If we have a model with a smooth of x, a linear x term and an intercept (β0 + βxx + s(x) mathematically, ~x+s(x) in R), we have the following design matrix (for n samples):
$$ \mathbf{X} = \pmatrix{1 & x_1 & b_1(x_1) & b_2(x_1) & \ldots & b_K(x_1)\\ 1 & x_2 & b_1(x_2) & b_2(x_2) & \ldots & b_K(x_2)\\ \vdots & \vdots & \vdots & \vdots & \vdots & \vdots\\ 1 & x_n & b_1(x_n) & b_2(x_n) & \ldots & b_K(x_n)\\ }. $$
So we can write the linear predictor of our model as μ = Xβ (if we put all our βs together in a vector β). Note that Xβ is on the link function scale, and we need to apply the inverse link to get on the scale of the observations (usually we use log links with the above distributions).
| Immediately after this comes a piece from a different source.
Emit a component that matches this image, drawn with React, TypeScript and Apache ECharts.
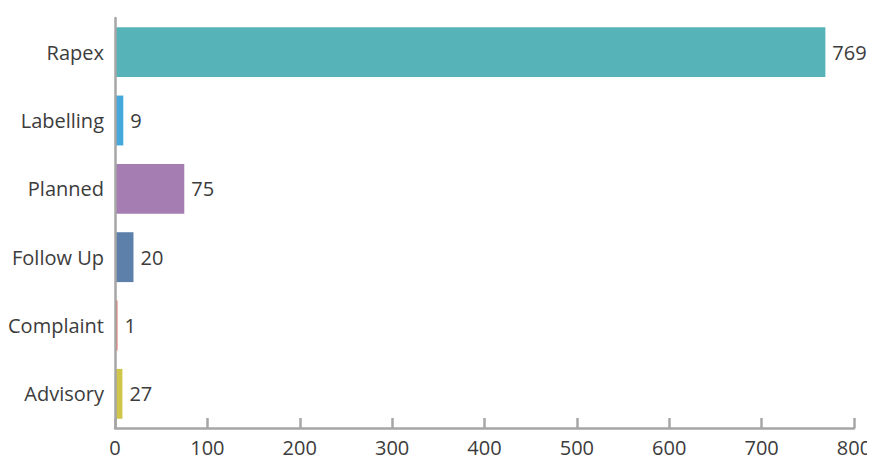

How do we estimate smooths?

Now we know we can build complicated functions from lots of little simple ones, how can we make it fit well? The danger with having something that can fit a complex function is that it might well always do that, which we don’t want. Generally in fitting a statistical model, we want to maximise a likelihood (or something like a likelihood, at least6) and find a set of parameters such that our model is a good approximation of the process that generated our data. Consider the fits shown in Figure XXXX: data is generated from the blue line with some (normal) errors. Looking at the left plot (and ignoring the others for now), we see that our model (the black line) in an effort to make our model as like the data as possible, has attempted to join the dots. Although an admirable try, this is not the behaviour we seek — we would like our models to tell us something general about the data, not precisely reproduce what we saw (we can look at the raw data for that!). Getting very close to the data is especially problematic when we know there is some randomness in the response (which we think there always are). Using likelihood maximisation alone to guide us would lead us to this kind of model, which would not be helpful.

Figure 6: Smoothers fitted to data (dots) generated from the blue line (plus some noise). Left plot shows what happens when the GAM has its smoothing parameter set to zero and the model has no penalty and can try to “join the dots”. The middle plot shows when the penalty dominates the fit and a linear model fit is produced. The right plot shows the correct smoothing parameter has been selected and a parsimonious fit has been found.

We’d prefer a model like the one on the right of Figure XXXX, but how can we achieve this? We need to penalize our fit to stop our model from being too wiggly. But what should we use for this penalty? Well, the answer comes from thinking about wiggles. We can stop our model from overfitting by supressing the number of wiggles it can have. Effectively we are saying to the model: “get as close to the data as possible, but only be this wiggly”. Before we start thinking about how wiggly “this” should be, we first need to think about how we measure wigglyness.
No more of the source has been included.